I know breeders like to say that they are done growing at six to seven months, because most people prefer them smaller, however I have not found that to be the case.
Sexual maturity is known to be the signal for the growth plates to close, and Timi did not have her first heat until 15 1/2 months!


----------



## Mehpenn (Jan 18, 2010)

Tilly's parents were 6 & 8 pounds. I'm hoping she continues to grow a bit, for at least a little longer.


----------



## Dechi (Aug 22, 2015)

Tiny Poodles said:


> I disagree, my toys have all grown up until 13-15 months, and then filled out some after that.
> I know breeders like to say that they are done growing at six to seven months, because most people prefer them smaller, however I have not found that to be the case.
> Sexual maturity is known to be the signal for the growth plates to close, and Timi did not have her first heat until 15 1/2 months!
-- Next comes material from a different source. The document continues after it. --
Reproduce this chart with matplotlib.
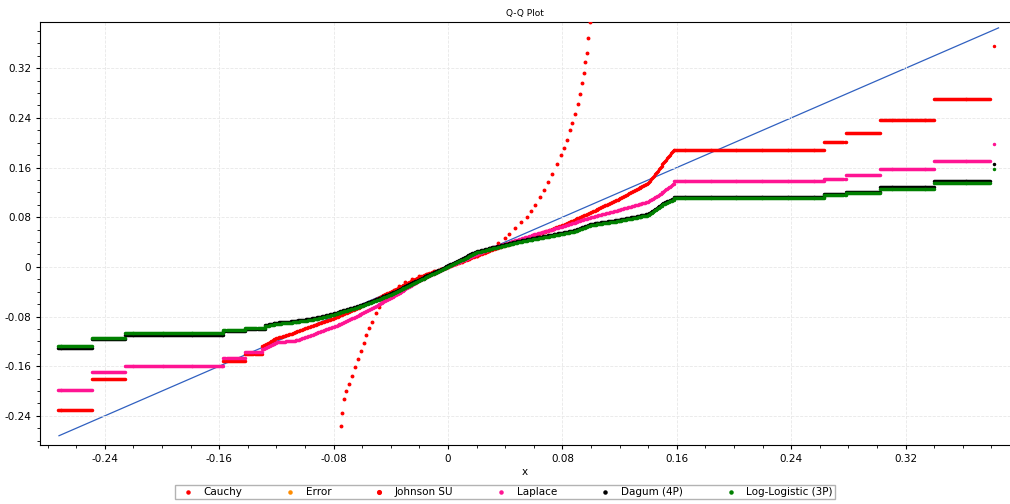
import numpy as np
import matplotlib
matplotlib.use("Agg")
import matplotlib.pyplot as plt
from matplotlib.ticker import MultipleLocator, FuncFormatter

# plateaus: (x start, x end, y) ; middle: smooth part key points (x, y)
cauchy_steps = [(-0.273, -0.249, -0.231), (-0.249, -0.226, -0.180),
                (-0.157, -0.142, -0.152), (-0.142, -0.130, -0.140),
                (0.158, 0.263, 0.189), (0.263, 0.278, 0.201), (0.278, 0.302, 0.216),
                (0.302, 0.340, 0.237), (0.340, 0.379, 0.271)]
cauchy_mid_x = [-0.130, -0.120, -0.110, -0.095, -0.080, -0.060, -0.040, -0.020, 0.0, 0.03, 0.06, 0.08, 0.10, 0.12, 0.14, 0.15, 0.158]
cauchy_mid_y = [-0.128, -0.115, -0.108, -0.095, -0.083, -0.063, -0.040, -0.016, 0.0, 0.027, 0.050, 0.067, 0.088, 0.110, 0.135, 0.165, 0.189]
cauchy_last = (0.382, 0.356)

laplace_steps = [(-0.273, -0.249, -0.198), (-0.249, -0.226, -0.170),
                 (-0.226, -0.157, -0.159), (-0.157, -0.142, -0.146),
                 (-0.142, -0.130, -0.137),
                 (0.158, 0.263, 0.138), (0.263, 0.278, 0.142), (0.278, 0.302, 0.148),
                 (0.302, 0.340, 0.158), (0.340, 0.379, 0.171)]
laplace_mid_x = [-0.130, -0.120, -0.105, -0.090, -0.075, -0.060, -0.040, -0.020, 0.0, 0.03, 0.06, 0.08, 0.10, 0.12, 0.14, 0.15, 0.158]
laplace_mid_y = [-0.133, -0.122, -0.118, -0.105, -0.092, -0.075, -0.050, -0.022, 0.0, 0.030, 0.052, 0.065, 0.080, 0.092, 0.105, 0.120, 0.134]
laplace_last = (0.382, 0.198)

green_steps = [(-0.273, -0.249, -0.128), (-0.249, -0.226, -0.114),
               (-0.226, -0.157, -0.107), (-0.157, -0.142, -0.102),
               (-0.142, -0.128, -0.098),
               (0.158, 0.263, 0.111), (0.263, 0.278, 0.115), (0.278, 0.302, 0.119),
               (0.302, 0.340, 0.126), (0.340, 0.379, 0.135)]
green_mid_x = [-0.128, -0.120, -0.110, -0.100, -0.090, -0.080, -0.060, -0.040, -0.020, 0.0, 0.02, 0.05, 0.08, 0.09, 0.10, 0.12, 0.14, 0.15, 0.158]
green_mid_y = [-0.096, -0.092, -0.090, -0.087, -0.083, -0.077, -0.063, -0.045, -0.022, 0.0, 0.023, 0.040, 0.053, 0.058, 0.067, 0.074, 0.083, 0.100, 0.108]
green_last = (0.382, 0.158)

dagum_offset = [0.002, 0.002, 0.002, 0.002, 0.003]
dagum_last = (0.382, 0.165)

johnson_x = [-0.075, -0.074, -0.073, -0.071, -0.069, -0.067, -0.065, -0.063, -0.061, -0.059, -0.057, -0.055, -0.053, -0.050, -0.048,
             -0.045, -0.042, -0.038, -0.034, -0.030, -0.025, -0.020, -0.015, -0.010, -0.005, 0.0, 0.005, 0.010, 0.015, 0.020,
             0.025, 0.030, 0.035, 0.040, 0.043, 0.047, 0.051, 0.055, 0.058, 0.061, 0.064, 0.067, 0.070, 0.073, 0.076,
             0.079, 0.081, 0.083, 0.085, 0.087, 0.089, 0.091, 0.092, 0.094, 0.095, 0.096, 0.097, 0.098, 0.099]
johnson_y = [-0.257, -0.235, -0.213, -0.200, -0.188, -0.175, -0.162, -0.148, -0.135, -0.122, -0.110, -0.099, -0.088, -0.074, -0.064,
             -0.054, -0.045, -0.038, -0.031, -0.025, -0.020, -0.015, -0.011, -0.007, -0.003, 0.0, 0.004, 0.008, 0.013, 0.018,
             0.024, 0.031, 0.038, 0.047, 0.053, 0.062, 0.072, 0.080, 0.090, 0.100, 0.112, 0.124, 0.136, 0.150, 0.165,
             0.180, 0.192, 0.205, 0.220, 0.232, 0.246, 0.262, 0.278, 0.296, 0.312, 0.330, 0.345, 0.368, 0.395]

ref_x = [-0.272, 0.385]


def build(steps, mid_x, mid_y, last, dy=None):
    xs, ys = [], []
    for i, (a, b, y) in enumerate(steps):
        n = max(3, int((b - a) * 1500))
        xs.append(np.linspace(a, b, n))
        off = 0 if dy is None else (dy[i - len(steps) + 5] if i >= len(steps) - 5 else -dy[0])
        ys.append(np.full(n, y + off))
    mx = np.linspace(mid_x[0], mid_x[-1], int((mid_x[-1] - mid_x[0]) * 1500))
    my = np.interp(mx, mid_x, mid_y)
    if dy is not None:
        my = my + 0.002
    xs.append(mx)
    ys.append(my)
    xs.append([last[0]])
    ys.append([last[1]])
    return np.concatenate(xs), np.concatenate(ys)


fig = plt.figure(figsize=(10.1, 5.04), dpi=100)
ax = fig.add_axes([0.040, 0.117, 0.960, 0.840])

ax.plot(ref_x, ref_x, color='#3060c0', lw=0.9, zorder=1)

ms = 2.2
cx, cy = build(cauchy_steps, cauchy_mid_x, cauchy_mid_y, cauchy_last)
ax.scatter(cx, cy, s=ms, color='#ff0000', label='Cauchy', zorder=3)
ax.scatter([], [], s=ms, color='#ff8c00', label='Error')
ax.scatter(johnson_x, johnson_y, s=ms + 1, color='#ff0000', label='Johnson SU', zorder=3)
lx, ly = build(laplace_steps, laplace_mid_x, laplace_mid_y, laplace_last)
ax.scatter(lx, ly, s=ms, color='#ff1493', label='Laplace', zorder=4)
dx, dyv = build(green_steps, green_mid_x, green_mid_y, dagum_last, dagum_offset)
ax.scatter(dx, dyv, s=ms, color='#000000', label='Dagum (4P)', zorder=5)
gx, gy = build(green_steps, green_mid_x, green_mid_y, green_last)
ax.scatter(gx, gy, s=ms, color='#008000', label='Log-Logistic (3P)', zorder=6)

ax.set_xlim(-0.285, 0.393)
ax.set_ylim(-0.287, 0.395)
ax.xaxis.set_major_locator(MultipleLocator(0.08))
ax.yaxis.set_major_locator(MultipleLocator(0.08))
ax.xaxis.set_minor_locator(MultipleLocator(0.02))
ax.yaxis.set_minor_locator(MultipleLocator(0.02))
fmt = FuncFormatter(lambda v, p: '0' if abs(v) < 1e-9 else f'{v:.2f}')
ax.xaxis.set_major_formatter(fmt)
ax.yaxis.set_major_formatter(fmt)
ax.tick_params(labelsize=7.5, length=3, direction='out')
ax.tick_params(which='minor', length=2)
ax.grid(True, color='#e8e8e8', lw=0.6, ls='--')
ax.spines['right'].set_visible(False)
ax.set_title('Q-Q Plot', fontsize=6.5, pad=4)
ax.set_xlabel('x', fontsize=7.5, labelpad=2)

leg = fig.legend(loc='lower center', ncol=6, fontsize=7.5, frameon=True, fancybox=False,
                 markerscale=1.5, handletextpad=0.5, columnspacing=3.6, borderpad=0.2,
                 bbox_to_anchor=(0.5, 0.0))
leg.get_frame().set_edgecolor('#a0a0a0')

fig.savefig('out.png', dpi=100)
Poodles must be different than other breeds, then. All my small dogs were pretty much done growing around 6 months, and had their first heat around the same age.


----------



## Tiny Poodles (Jun 20, 2013)

Dechi said:


> Poodles must be different than other breeds, then. All my small dogs were pretty much done growing around 6 months, and had their first heat around the same age.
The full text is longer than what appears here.